┌─ PROVIDED ENTRIES
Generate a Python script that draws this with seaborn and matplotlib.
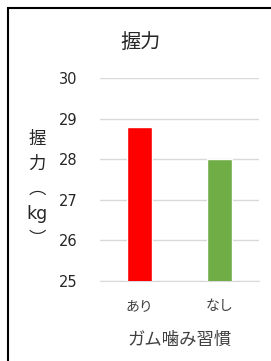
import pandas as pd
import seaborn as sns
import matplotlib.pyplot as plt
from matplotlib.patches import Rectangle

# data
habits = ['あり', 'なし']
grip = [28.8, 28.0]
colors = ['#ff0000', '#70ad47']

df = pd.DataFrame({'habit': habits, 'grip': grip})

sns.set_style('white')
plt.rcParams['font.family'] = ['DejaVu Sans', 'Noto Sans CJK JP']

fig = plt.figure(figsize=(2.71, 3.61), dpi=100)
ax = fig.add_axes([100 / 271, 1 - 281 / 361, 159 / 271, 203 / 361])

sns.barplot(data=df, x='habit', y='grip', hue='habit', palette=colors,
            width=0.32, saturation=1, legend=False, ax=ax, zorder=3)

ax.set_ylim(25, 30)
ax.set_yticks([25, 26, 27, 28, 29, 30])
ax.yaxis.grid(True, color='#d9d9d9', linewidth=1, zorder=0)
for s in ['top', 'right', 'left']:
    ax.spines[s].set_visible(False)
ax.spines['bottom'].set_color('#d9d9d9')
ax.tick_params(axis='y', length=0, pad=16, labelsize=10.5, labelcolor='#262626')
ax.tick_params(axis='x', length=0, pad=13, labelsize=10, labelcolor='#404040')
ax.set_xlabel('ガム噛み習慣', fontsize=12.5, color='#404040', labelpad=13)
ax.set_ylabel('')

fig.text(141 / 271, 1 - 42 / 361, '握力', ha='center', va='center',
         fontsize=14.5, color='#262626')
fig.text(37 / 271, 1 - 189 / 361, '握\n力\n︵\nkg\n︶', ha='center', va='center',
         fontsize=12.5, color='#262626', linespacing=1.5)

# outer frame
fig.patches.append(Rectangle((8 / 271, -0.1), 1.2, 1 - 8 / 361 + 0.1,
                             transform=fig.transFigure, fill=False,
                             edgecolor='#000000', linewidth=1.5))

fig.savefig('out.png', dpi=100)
└─
┌─ PROVIDED ENTRIES
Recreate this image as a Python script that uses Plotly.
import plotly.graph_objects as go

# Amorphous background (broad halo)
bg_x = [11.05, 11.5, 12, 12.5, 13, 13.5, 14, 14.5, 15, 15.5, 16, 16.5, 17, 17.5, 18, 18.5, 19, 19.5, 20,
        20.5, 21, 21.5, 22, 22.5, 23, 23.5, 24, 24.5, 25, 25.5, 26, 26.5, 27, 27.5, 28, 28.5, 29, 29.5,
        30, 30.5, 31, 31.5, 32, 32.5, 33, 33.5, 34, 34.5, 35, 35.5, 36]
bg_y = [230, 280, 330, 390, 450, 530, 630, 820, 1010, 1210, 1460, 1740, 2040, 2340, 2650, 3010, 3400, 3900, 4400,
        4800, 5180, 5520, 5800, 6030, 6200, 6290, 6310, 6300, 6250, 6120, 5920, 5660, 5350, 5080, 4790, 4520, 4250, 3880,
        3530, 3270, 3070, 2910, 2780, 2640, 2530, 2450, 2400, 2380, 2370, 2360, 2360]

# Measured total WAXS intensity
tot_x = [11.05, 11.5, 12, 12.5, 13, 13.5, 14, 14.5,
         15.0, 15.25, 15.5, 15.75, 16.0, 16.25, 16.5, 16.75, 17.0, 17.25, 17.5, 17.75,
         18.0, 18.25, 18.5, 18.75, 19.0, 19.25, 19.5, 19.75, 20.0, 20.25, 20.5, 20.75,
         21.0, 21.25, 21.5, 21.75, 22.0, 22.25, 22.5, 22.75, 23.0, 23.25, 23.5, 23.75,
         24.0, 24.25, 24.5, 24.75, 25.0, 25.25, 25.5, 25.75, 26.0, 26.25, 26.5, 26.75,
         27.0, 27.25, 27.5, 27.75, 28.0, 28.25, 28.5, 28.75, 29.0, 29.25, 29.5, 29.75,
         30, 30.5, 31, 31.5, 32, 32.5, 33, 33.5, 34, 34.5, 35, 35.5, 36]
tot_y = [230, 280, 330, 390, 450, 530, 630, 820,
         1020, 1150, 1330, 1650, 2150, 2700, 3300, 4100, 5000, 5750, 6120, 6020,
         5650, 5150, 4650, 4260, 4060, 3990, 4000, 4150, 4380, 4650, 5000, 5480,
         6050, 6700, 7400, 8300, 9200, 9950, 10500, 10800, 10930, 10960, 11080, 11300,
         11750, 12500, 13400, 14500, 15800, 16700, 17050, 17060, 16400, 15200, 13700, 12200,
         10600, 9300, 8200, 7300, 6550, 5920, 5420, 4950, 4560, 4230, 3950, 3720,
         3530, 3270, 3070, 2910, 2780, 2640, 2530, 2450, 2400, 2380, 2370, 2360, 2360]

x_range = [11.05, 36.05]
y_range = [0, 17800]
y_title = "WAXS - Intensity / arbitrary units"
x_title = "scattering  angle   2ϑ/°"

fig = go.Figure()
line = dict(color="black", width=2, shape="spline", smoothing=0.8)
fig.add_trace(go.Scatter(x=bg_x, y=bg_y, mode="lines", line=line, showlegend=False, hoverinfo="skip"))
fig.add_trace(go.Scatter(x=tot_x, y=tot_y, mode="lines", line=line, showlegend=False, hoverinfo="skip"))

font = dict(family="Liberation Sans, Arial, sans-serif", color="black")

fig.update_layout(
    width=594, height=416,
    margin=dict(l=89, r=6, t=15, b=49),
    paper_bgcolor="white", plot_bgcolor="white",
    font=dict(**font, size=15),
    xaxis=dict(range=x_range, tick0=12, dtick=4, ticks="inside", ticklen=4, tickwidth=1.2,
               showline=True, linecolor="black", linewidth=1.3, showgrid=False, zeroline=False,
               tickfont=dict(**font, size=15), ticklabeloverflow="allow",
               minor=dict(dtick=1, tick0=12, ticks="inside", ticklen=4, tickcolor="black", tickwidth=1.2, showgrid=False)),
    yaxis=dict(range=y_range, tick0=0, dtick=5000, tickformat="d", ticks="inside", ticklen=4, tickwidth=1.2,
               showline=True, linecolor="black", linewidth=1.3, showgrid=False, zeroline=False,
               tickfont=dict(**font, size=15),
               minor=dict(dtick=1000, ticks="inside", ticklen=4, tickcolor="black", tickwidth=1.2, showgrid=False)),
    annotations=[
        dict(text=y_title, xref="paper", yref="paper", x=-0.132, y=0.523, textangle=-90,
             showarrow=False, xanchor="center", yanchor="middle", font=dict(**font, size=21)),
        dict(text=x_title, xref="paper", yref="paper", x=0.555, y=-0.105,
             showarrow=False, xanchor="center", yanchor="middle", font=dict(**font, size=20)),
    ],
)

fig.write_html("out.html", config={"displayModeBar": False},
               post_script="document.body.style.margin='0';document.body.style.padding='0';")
└─
┌─ PROVIDED ENTRIES
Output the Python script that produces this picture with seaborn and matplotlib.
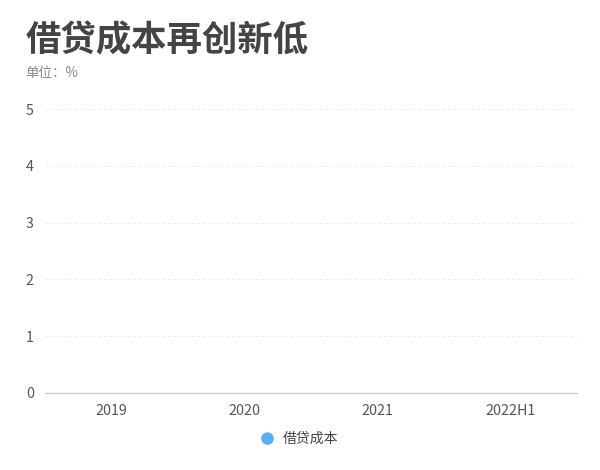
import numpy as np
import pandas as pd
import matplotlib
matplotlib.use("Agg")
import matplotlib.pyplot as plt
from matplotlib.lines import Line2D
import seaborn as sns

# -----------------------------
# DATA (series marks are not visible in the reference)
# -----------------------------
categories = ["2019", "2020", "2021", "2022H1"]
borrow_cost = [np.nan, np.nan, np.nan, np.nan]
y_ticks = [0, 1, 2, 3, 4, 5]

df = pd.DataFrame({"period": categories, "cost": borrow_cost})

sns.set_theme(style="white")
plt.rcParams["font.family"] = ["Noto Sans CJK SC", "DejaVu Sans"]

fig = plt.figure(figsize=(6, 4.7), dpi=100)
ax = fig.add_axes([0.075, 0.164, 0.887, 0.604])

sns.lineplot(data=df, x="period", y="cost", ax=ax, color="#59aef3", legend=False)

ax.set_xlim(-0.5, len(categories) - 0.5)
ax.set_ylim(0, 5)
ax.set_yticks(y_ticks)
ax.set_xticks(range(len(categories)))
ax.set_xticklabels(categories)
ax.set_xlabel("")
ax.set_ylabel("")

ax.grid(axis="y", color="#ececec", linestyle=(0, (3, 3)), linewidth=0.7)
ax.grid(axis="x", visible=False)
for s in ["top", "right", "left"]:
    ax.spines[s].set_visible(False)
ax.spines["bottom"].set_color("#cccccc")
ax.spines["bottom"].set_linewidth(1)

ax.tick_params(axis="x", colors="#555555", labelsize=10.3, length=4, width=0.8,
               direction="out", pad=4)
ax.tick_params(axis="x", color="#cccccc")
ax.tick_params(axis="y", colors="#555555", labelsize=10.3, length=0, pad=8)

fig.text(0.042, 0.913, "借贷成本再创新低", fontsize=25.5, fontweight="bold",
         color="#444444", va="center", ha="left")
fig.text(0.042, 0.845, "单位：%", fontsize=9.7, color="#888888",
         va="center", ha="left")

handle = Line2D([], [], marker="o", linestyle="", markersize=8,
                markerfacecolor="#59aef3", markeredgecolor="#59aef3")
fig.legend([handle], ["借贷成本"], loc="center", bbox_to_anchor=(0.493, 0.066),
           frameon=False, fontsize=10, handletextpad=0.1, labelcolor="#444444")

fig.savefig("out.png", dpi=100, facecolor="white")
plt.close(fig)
└─
Output word for word the lines running from the one containing "Generate a Python" to the one containing "colors = ['#ff0000', '#70ad47']", both included, leaving out the pictures.

*WRITTEN SOLUTION:*
Generate a Python script that draws this with seaborn and matplotlib.
import pandas as pd
import seaborn as sns
import matplotlib.pyplot as plt
from matplotlib.patches import Rectangle

# data
habits = ['あり', 'なし']
grip = [28.8, 28.0]
colors = ['#ff0000', '#70ad47']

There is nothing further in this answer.